# Motorola - Telekom - Molteni - Strada



## thedips (Mar 26, 2007)

just had to upload this and share my 4 new additions to the family... super clean examples of a great MERCKX 




( ok fine they arnt all mine   )


----------



## tv_vt (Aug 30, 2007)

*saw them*

those are the ones on ebay. did they sell? did you get one? they sure got a lot of bids! all too small for me, plus i already have a slx corsa extra and ti merckx. beautiful frames, tho.

tv


----------



## kjmunc (Sep 19, 2005)

I saw those as well and was amazed at all the bidding.
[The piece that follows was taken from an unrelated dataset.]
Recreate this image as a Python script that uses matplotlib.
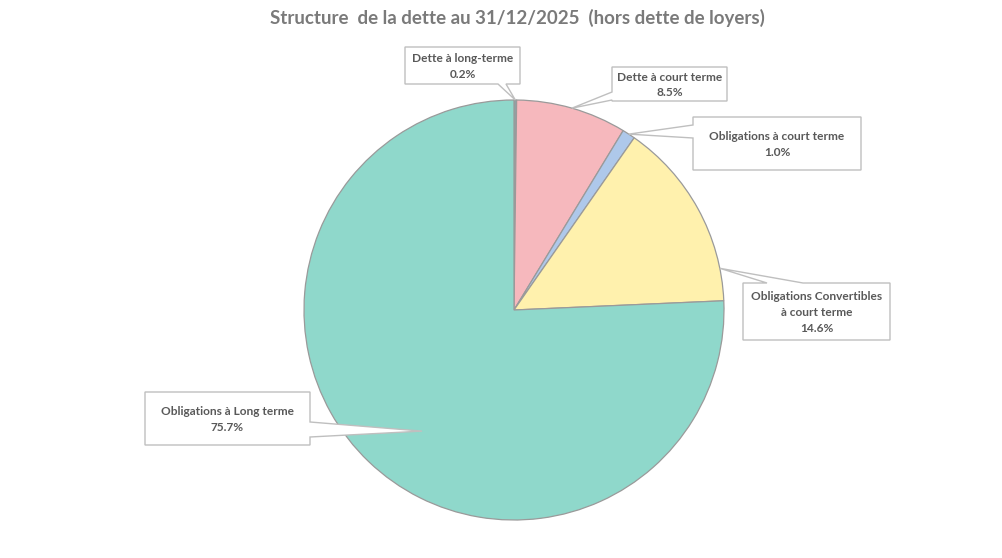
import numpy as np
import matplotlib.pyplot as plt
from matplotlib.patches import Polygon

plt.rcParams['font.family'] = ['Lato', 'DejaVu Sans']

# données
labels = ['Dette à long-terme', 'Dette à court terme', 'Obligations à court terme',
          'Obligations Convertibles\nà court terme', 'Obligations à Long terme']
values = [0.2, 8.5, 1.0, 14.6, 75.7]
colors = ['#8fa3a8', '#f6b8bd', '#aec8ea', '#fff1ad', '#8fd8cb']

W, H = 1002, 558
fig = plt.figure(figsize=(W / 100, H / 100), dpi=100)
ax = fig.add_axes([0, 0, 1, 1])

cx, cy, R = 514, H - 310, 210
wedges, _ = ax.pie(values, colors=colors, startangle=90, counterclock=False,
                   center=(cx, cy), radius=R, frame=True,
                   wedgeprops=dict(edgecolor='#9a9a9a', linewidth=0.9))
ax.set_xlim(0, W)
ax.set_ylim(0, H)
ax.set_aspect('equal')
ax.axis('off')


def px(x, y):
    return (x, H - y)


# boîtes des étiquettes (pixels): box, côté du pointeur, base, position sur la part, rayon
callouts = [
    ((405, 47, 520, 84), 'bottom', (498, 506), 0.5, 1.0),
    ((612, 67, 727, 101), 'left', (92, 100), 0.5, 1.0),
    ((693, 117, 861, 170), 'left', (125, 138), 0.5, 1.0),
    ((743, 283, 890, 340), 'top', (767, 803), 0.83, 1.0),
    ((145, 392, 310, 445), 'right', (422, 437), 0.476, 0.724),
]

for wdg, lab, val, (box, side, base, wpos, rf) in zip(wedges, labels, values, callouts):
    ang = np.radians(wdg.theta2 - wpos * (wdg.theta2 - wdg.theta1))
    tip = (cx + R * rf * np.cos(ang), cy + R * rf * np.sin(ang))
    x0, y0, x1, y1 = box
    a, b = base
    if side == 'bottom':
        pts = [px(x0, y0), px(x1, y0), px(x1, y1), px(b, y1), tip, px(a, y1), px(x0, y1)]
    elif side == 'left':
        pts = [px(x0, y0), px(x1, y0), px(x1, y1), px(x0, y1), px(x0, b), tip, px(x0, a)]
    elif side == 'top':
        pts = [px(x0, y0), px(a, y0), tip, px(b, y0), px(x1, y0), px(x1, y1), px(x0, y1)]
    else:
        pts = [px(x0, y0), px(x1, y0), px(x1, a), tip, px(x1, b), px(x1, y1), px(x0, y1)]
    ax.add_patch(Polygon(pts, closed=True, facecolor='white', edgecolor='#bfbfbf',
                         linewidth=1.0, zorder=5))
    ax.text((x0 + x1) / 2, H - (y0 + y1) / 2 - 1, f'{lab}\n{val:.1f}%', ha='center',
            va='center', fontsize=8.6, fontweight='bold', color='#595959',
            linespacing=1.5, zorder=6)

fig.text(517 / W, 1 - 18 / H, 'Structure  de la dette au 31/12/2025  (hors dette de loyers)',
         ha='center', va='center', fontsize=13.5, fontweight='bold', color='#7a7a7a')

plt.savefig('out.png', dpi=100)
It's a great time of the year for Merckx's apparently, as there's a 54cm MXL and a 60cm Caloi/Merckx on eBay now. 

Good luck to whomever picks up those beauties!


----------



## thedips (Mar 26, 2007)

tv_vt said:


> those are the ones on ebay. did they sell? did you get one? they sure got a lot of bids! all too small for me, plus i already have a slx corsa extra and ti merckx. beautiful frames, tho.
> 
> tv



yes they are the ones from ebay... no they are all 56 / 55 i believe.. im on the smaller end there.. which is like a 50-53.... i would have purchased that TELEKOM in a heartbeat if it were my size trust me...

beaauttifull pictures i hope they all go to good homes...


----------